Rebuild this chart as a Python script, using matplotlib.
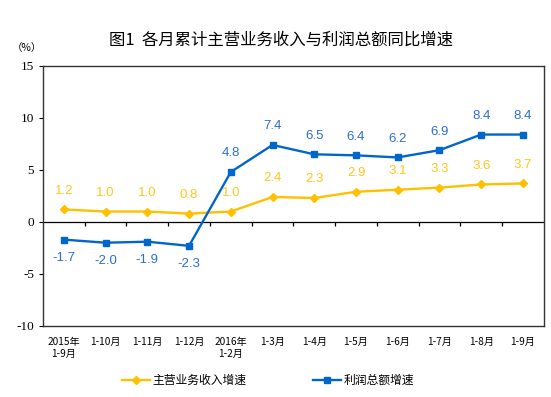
import matplotlib.pyplot as plt
import numpy as np

plt.rcParams['font.family'] = ['Noto Sans CJK SC', 'DejaVu Sans']

# 数据
periods = ["2015年\n1-9月", "1-10月", "1-11月", "1-12月", "2016年\n1-2月",
           "1-3月", "1-4月", "1-5月", "1-6月", "1-7月", "1-8月", "1-9月"]
revenue = [1.2, 1.0, 1.0, 0.8, 1.0, 2.4, 2.3, 2.9, 3.1, 3.3, 3.6, 3.7]
profit = [-1.7, -2.0, -1.9, -2.3, 4.8, 7.4, 6.5, 6.4, 6.2, 6.9, 8.4, 8.4]
yticks = [-10, -5, 0, 5, 10, 15]

yellow = "#FFC000"
blue = "#0066CC"

fig = plt.figure(figsize=(5.51, 3.97), dpi=100)
ax = fig.add_axes([0.078, 0.179, 0.909, 0.655])

x = np.arange(len(periods))
ax.plot(x, revenue, color=yellow, lw=1.7, marker="D", ms=4.5, label="主营业务收入增速")
ax.plot(x, profit, color=blue, lw=1.7, marker="s", ms=4.3, label="利润总额增速")

for i, v in enumerate(revenue):
    ax.annotate(f"{v:.1f}", (i, v), xytext=(0, 9), textcoords="offset points",
                ha="center", va="bottom", color="#FFC61A", fontsize=9.5,
                family="Liberation Sans")
for i, v in enumerate(profit):
    off = 9 if v > 0 else -9
    ax.annotate(f"{v:.1f}", (i, v), xytext=(0, off), textcoords="offset points",
                ha="center", va="bottom" if v > 0 else "top", color="#2A6FCF",
                fontsize=9.5, family="Liberation Sans")

ax.set_xlim(-0.5, len(periods) - 0.5)
ax.set_ylim(-10, 15)
ax.set_yticks(yticks)
ax.set_yticklabels([str(t) for t in yticks], family="Liberation Serif", fontsize=9.5)
ax.tick_params(axis="y", direction="out", length=3, width=0.8)

# 零轴及分隔刻度
ax.axhline(0, color="black", lw=0.9, zorder=1)
ax.vlines(np.arange(len(periods) - 1) + 0.5, -0.35, 0, color="black", lw=0.9)

ax.set_xticks(x)
ax.set_xticklabels(periods, fontsize=7.3, linespacing=1.2)
ax.tick_params(axis="x", length=0, pad=8)
for s in ax.spines.values():
    s.set_color("#333333")
    s.set_linewidth(1)

fig.text(0.022, 0.872, "（%）", fontsize=7.5)
fig.text(0.51, 0.899, "图1  各月累计主营业务收入与利润总额同比增速", ha="center",
         va="center", fontsize=11.8, weight="medium")

ax.legend(loc="upper center", bbox_to_anchor=(0.449, -0.145), ncol=2, frameon=False,
          fontsize=8.5, columnspacing=5.6, handlelength=2.4, handletextpad=0.2)

plt.savefig("out.png", dpi=100)
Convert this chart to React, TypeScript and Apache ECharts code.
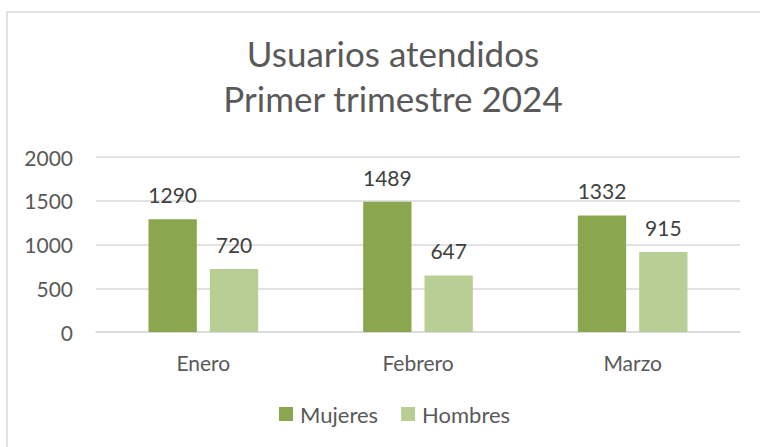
import React, { useEffect, useRef } from "react";
import * as echarts from "echarts";

const titleLines = ["Usuarios atendidos", "Primer trimestre 2024"];
const categories = ["Enero", "Febrero", "Marzo"];
const seriesNames = ["Mujeres", "Hombres"];
const mujeres = [1290, 1489, 1332];
const hombres = [720, 647, 915];
const yTicks = { min: 0, max: 2000, interval: 500 };

const FONT = "Lato, 'Noto Sans', sans-serif";

export default function App() {
  const ref = useRef<HTMLDivElement>(null);
  useEffect(() => {
    if (!ref.current) return;
    const chart = echarts.init(ref.current, null, { renderer: "svg" });
    const labelStyle = {
      show: true,
      position: "top" as const,
      distance: 14,
      color: "#404040",
      fontSize: 21,
      fontFamily: FONT,
    };
    chart.setOption({
      animation: false,
      backgroundColor: "#ffffff",
      textStyle: { fontFamily: FONT },
      graphic: [
        {
          type: "rect",
          shape: { x: 7, y: 12, width: 800, height: 500 },
          style: { fill: "none", stroke: "#d9d9d9", lineWidth: 1.5 },
          silent: true,
          z: -1,
        },
      ],
      title: {
        text: titleLines.join("\n"),
        left: 388,
        textAlign: "center",
        top: 25,
        textStyle: {
          color: "#595959",
          fontSize: 35,
          fontWeight: "normal",
          fontFamily: FONT,
          lineHeight: 45,
        },
      },
      legend: {
        data: seriesNames,
        bottom: 17,
        left: 274,
        itemWidth: 14,
        itemHeight: 14,
        itemGap: 23,
        icon: "rect",
        textStyle: { color: "#595959", fontSize: 22, fontFamily: FONT, padding: [0, 0, 0, 2] },
      },
      grid: { left: 96, right: 20, top: 157, bottom: 115, containLabel: false },
      xAxis: {
        type: "category",
        data: categories,
        axisLine: { show: true, lineStyle: { color: "#d9d9d9", width: 1.5 } },
        axisTick: { show: false },
        axisLabel: { color: "#595959", fontSize: 21, margin: 20, fontFamily: FONT },
      },
      yAxis: {
        type: "value",
        min: yTicks.min,
        max: yTicks.max,
        interval: yTicks.interval,
        axisLine: { show: false },
        axisTick: { show: false },
        splitLine: { lineStyle: { color: "#d9d9d9", width: 1.5 } },
        axisLabel: {
          color: "#595959",
          fontSize: 21,
          margin: 23,
          fontFamily: FONT,
          formatter: (v: number) => String(v),
        },
      },
      series: [
        {
          name: seriesNames[0],
          type: "bar",
          data: mujeres,
          barWidth: "22.5%",
          barGap: "27%",
          itemStyle: { color: "#8aa64e" },
          label: labelStyle,
        },
        {
          name: seriesNames[1],
          type: "bar",
          data: hombres,
          barWidth: "22.5%",
          itemStyle: { color: "#b8ce95" },
          label: labelStyle,
        },
      ],
    });
    return () => chart.dispose();
  }, []);
  return (
    <div
      ref={ref}
      style={{ position: "absolute", left: 0, top: 0, width: 760, height: 447 }}
    />
  );
}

--------

▸ The task:
In the data above, please extract the lines from the first one through the line with "ax = fig.add_axes([0.078, 0.179, 0.909, 0.655])", exactly, and keep pictures out.

▸ Exercise output:
Rebuild this chart as a Python script, using matplotlib.
import matplotlib.pyplot as plt
import numpy as np

plt.rcParams['font.family'] = ['Noto Sans CJK SC', 'DejaVu Sans']

# 数据
periods = ["2015年\n1-9月", "1-10月", "1-11月", "1-12月", "2016年\n1-2月",
           "1-3月", "1-4月", "1-5月", "1-6月", "1-7月", "1-8月", "1-9月"]
revenue = [1.2, 1.0, 1.0, 0.8, 1.0, 2.4, 2.3, 2.9, 3.1, 3.3, 3.6, 3.7]
profit = [-1.7, -2.0, -1.9, -2.3, 4.8, 7.4, 6.5, 6.4, 6.2, 6.9, 8.4, 8.4]
yticks = [-10, -5, 0, 5, 10, 15]

yellow = "#FFC000"
blue = "#0066CC"

fig = plt.figure(figsize=(5.51, 3.97), dpi=100)
ax = fig.add_axes([0.078, 0.179, 0.909, 0.655])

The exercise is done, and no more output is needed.